Contract manager sur le chantier ITER, Emmanuel Potié, 50 ans, fait partie de ses dernières recrues. Ancien directeur commercial d’une société américaine spécialisée dans les données sismiques pour la recherche pétrolière, c’est son « expérience en gestion de projets à l’étranger, son recul et sa capacité à temporiser » qui ont fait la différence. « Il a déjà vécu une période de transition pour réfléchir à sa carrière et a une technicité dans la gestion de contrats », ajoute Hubert Labourdette. Si les missions peuvent s’étaler d’une à trois années, le mode d’emploi reste similaire : chaque « space cowboy » autonome doit trouver sa propre mission et voit sa prime de fin d’année diminuer si le temps d’intermission est trop long. Avec son propre budget, l’équipe ne facture pas les sollicitations internes. Une gestion en toute autonomie à condition de ne pas avoir comme horizon la progression hiérarchique à la différence du reste des seniors de l’entreprise plutôt positionnés parmi les managers et responsables de business unit. « Je n’ai pas de plan de carrière à long terme. Mes enfants sont maintenant grands et j’aime cette flexibilité pour rebondir sur une autre mission », avance Emmanuel Potié. Hubert Labourdette recrute également, même temporairement, des collaborateurs extérieurs comme des managers de transition en fonction de la demande interne.

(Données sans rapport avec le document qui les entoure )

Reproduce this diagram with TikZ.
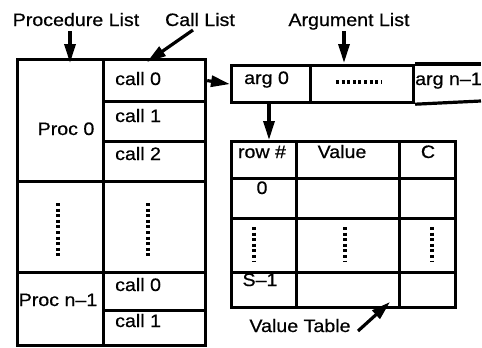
\documentclass[tikz,border=0pt]{standalone}
\usepackage{fontspec}
\setmainfont[FakeStretch=1.09,FakeBold=0.6]{Liberation Sans}
\usetikzlibrary{arrows.meta}
\newcommand\cellbox[5]{\node[cell, minimum width=#4pt, minimum height=#5pt] (#1) at (#2,#3) {};}
\begin{document}
\begin{tikzpicture}[x=1pt,y=-1pt,
  cell/.style={draw, line width=3.2pt, inner sep=0pt, anchor=north west},
  txt/.style={inner sep=0pt, font=\fontsize{18}{18}\selectfont, anchor=base},
  ltxt/.style={txt, anchor=base west},
  arr/.style={line width=3.2pt, -{Triangle[length=19pt,width=11pt]}},
  dotline/.style={line width=3.4pt, dash pattern=on 3pt off 2.6pt},
  edge/.style={line width=3.2pt}]
\useasboundingbox (0,0) rectangle (482,348);
% procedure / call list
\cellbox{proc0}{16}{58}{86}{122}
\cellbox{c00}{102}{58}{102}{42}
\cellbox{c01}{102}{100}{102}{40}
\cellbox{c02}{102}{140}{102}{40}
\cellbox{dl}{16}{180}{86}{91}
\cellbox{dr}{102}{180}{102}{91}
\cellbox{procn}{16}{271}{86}{73}
\cellbox{cn0}{102}{271}{102}{38}
\cellbox{cn1}{102}{309}{102}{35}
% argument list
\cellbox{a0}{230}{64}{79}{37}
\cellbox{ad}{309}{64}{103}{37}
\coordinate (aendt) at (481,64);
\coordinate (aendb) at (481,101);
\draw[edge] (ad.north east) -- (aendt);
\draw[edge] (ad.south east) -- (aendb);
% value table
\cellbox{vh1}{230}{140}{65}{37}
\cellbox{vh2}{295}{140}{103}{37}
\cellbox{vh3}{398}{140}{56}{37}
\cellbox{v01}{230}{177}{65}{40}
\cellbox{v02}{295}{177}{103}{40}
\cellbox{v03}{398}{177}{56}{40}
\cellbox{vd1}{230}{217}{65}{54}
\cellbox{vd2}{295}{217}{103}{54}
\cellbox{vd3}{398}{217}{56}{54}
\cellbox{vs1}{230}{271}{65}{35}
\cellbox{vs2}{295}{271}{103}{35}
\cellbox{vs3}{398}{271}{56}{35}
% texts
\node[txt] (plab) at (76,26) {Procedure List};
\node[txt] (clab) at (200,26) {Call List};
\node[txt] (alab) at (349,26) {Argument List};
\node[ltxt] (t1) at (115,85) {call 0};
\node[ltxt] (t2) at (115,122) {call 1};
\node[ltxt] (t3) at (115,160) {call 2};
\node[txt] (t4) at (66,135) {Proc 0};
\node[txt] (t5) at (58,306) {Proc n–1};
\node[ltxt] (t6) at (115,291) {call 0};
\node[ltxt] (t7) at (115,327) {call 1};
\node[ltxt] (t8) at (244,84) {arg 0};
\node[ltxt] (t9) at (415,85) {arg n–1};
\node[txt] (t10) at (262,158) {row \#};
\node[txt] (t11) at (342,158) {Value};
\node[txt] (t12) at (428,158) {C};
\node[txt] (t13) at (262,194) {0};
\node[txt] (t14) at (260,286) {S–1};
\node[txt] (vlab) at (300,332) {Value Table};
% dotted lines
\draw[dotline] (58,203) -- (58,258);
\draw[dotline] (148,203) -- (148,258);
\draw[dotline] (336,82) -- (381,82);
\draw[dotline] (254,227) -- (254,262);
\draw[dotline] (345,227) -- (345,262);
\draw[dotline] (432,227) -- (432,262);
% arrows
\coordinate (pA) at (70,31);  \coordinate (pB) at (70,63);
\coordinate (cA) at (193,30); \coordinate (cB) at (147,62);
\coordinate (aA) at (344,31); \coordinate (aB) at (344,63);
\coordinate (vA) at (358,331); \coordinate (vB) at (390,302);
\coordinate (dA) at (269,101); \coordinate (dB) at (269,140);
\draw[arr] (pA) -- (pB);
\draw[arr] (cA) -- (cB);
\draw[arr] (aA) -- (aB);
\draw[arr] (vA) -- (vB);
\draw[arr] (dA) -- (dB);
\draw[arr] (c00.east) -- (a0.west);
\end{tikzpicture}
\end{document}
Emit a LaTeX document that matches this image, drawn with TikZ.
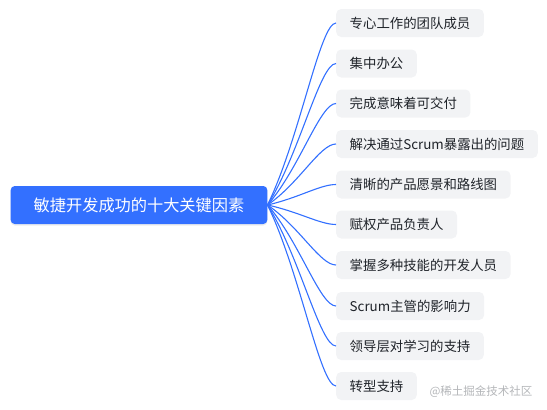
\documentclass[tikz,border=0pt]{standalone}
\usepackage{fontspec}
\setmainfont{Noto Sans CJK SC}
\usetikzlibrary{calc,shadows}
\definecolor{mainblue}{HTML}{3370FF}
\definecolor{leafgray}{HTML}{F2F3F5}
\definecolor{leaftext}{HTML}{1F2329}
\definecolor{wmgray}{HTML}{B4B6B9}
\begin{document}
\begin{tikzpicture}[x=1pt,y=-1pt,
  rootbox/.style={fill=mainblue, text=white, rounded corners=4pt, minimum height=38pt,
    inner xsep=23pt, inner ysep=0pt, font=\fontsize{16.2}{18}\selectfont,
    drop shadow={shadow xshift=0pt, shadow yshift=-1.5pt, opacity=0.15}},
  leafbox/.style={fill=leafgray, text=leaftext, rounded corners=5pt, minimum height=28pt,
    inner xsep=13.5pt, inner ysep=0pt, anchor=west, font=\fontsize{13.4}{15}\selectfont},
  link/.style={draw=mainblue, line width=1.1pt},
  wm/.style={text=wmgray, font=\fontsize{11.5}{13}\selectfont}]
\useasboundingbox (0,0) rectangle (547,410);
\node[rootbox] (root) at (139,205) {敏捷开发成功的十大关键因素};
\node[leafbox] (l1) at (336,23) {专心工作的团队成员};
\node[leafbox] (l2) at (336,63.5) {集中办公};
\node[leafbox] (l3) at (336,103.5) {完成意味着可交付};
\node[leafbox] (l4) at (336,144) {解决通过Scrum暴露出的问题};
\node[leafbox] (l5) at (336,184.5) {清晰的产品愿景和路线图};
\node[leafbox] (l6) at (336,224.5) {赋权产品负责人};
\node[leafbox] (l7) at (336,265) {掌握多种技能的开发人员};
\node[leafbox] (l8) at (336,306) {Scrum主管的影响力};
\node[leafbox] (l9) at (336,346) {领导层对学习的支持};
\node[leafbox] (l10) at (336,386) {转型支持};
\foreach \i in {1,...,10}
  \draw[link] (root.east) .. controls ($(root.east)!0.36!(root.east |- l\i.west) + (32,0)$)
    and ($(l\i.west)+(-16,0)$) .. (l\i.west);
\node[wm, anchor=east] (wm) at (536,392) {@稀土掘金技术社区};
\end{tikzpicture}
\end{document}
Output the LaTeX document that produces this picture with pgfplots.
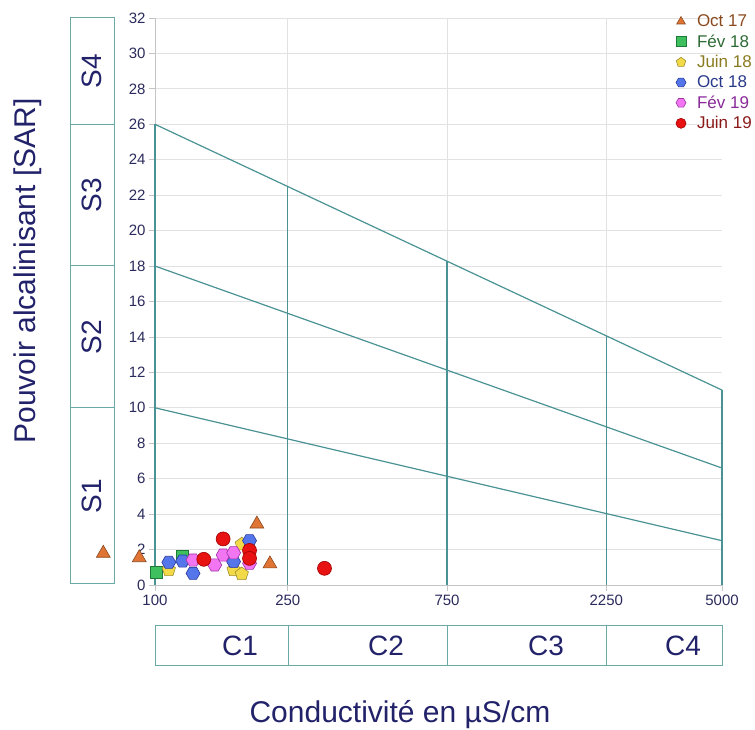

Dans une entreprise plutôt marquée par un turn-over de profils juniors, ce dernier a bien conscience que cette task force puisse détonner dans un pays où les seniors sont souvent relégués à l’arrière-plan. « En 2008, j’ai moi-même été licencié de mon poste dans l’industrie automobile. J’avais 49 ans et l’on m’avait prévenu que la recherche d’emploi allait être compliquée. Six mois plus tard, j’intégrais Assystem », se souvient Hubert Labourdette.

Seniors experts

Pour capitaliser sur les acquis et observations des dernières années, le manager a publié un ouvrage l’an dernier intitulé « Space Cowboys. Une expérience originale de management de seniors experts ». Le livre comporte également une série de témoignages qui pourrait bien donner des idées à d’autres. Il faut dire que dans une majorité des entreprises, l’accompagnement des seniors ne fait pas vraiment d’émules et est encore moins un objet de dialogue social. Dans une étude du cabinet de conseil Deloitte auprès de 11 000 entreprises dans le monde, la moitié d’entre elles n’ont rien développé de spécifique pour cette catégorie de population, tant en matière de recrutement que de formation professionnelle. Y compris chez Assystem où, malgré des progrès et l’existence d’une filière « expertise technique » réservée aux ingénieurs seniors, un accord d’entreprise 2016-2018 sur un maintien dans l’emploi de seniors n’a pas été ensuite renouvelé. À l’échelle de l’entreprise, les plus de 45 ans représentent 27 % de l’effectif et 13 % des recrutements.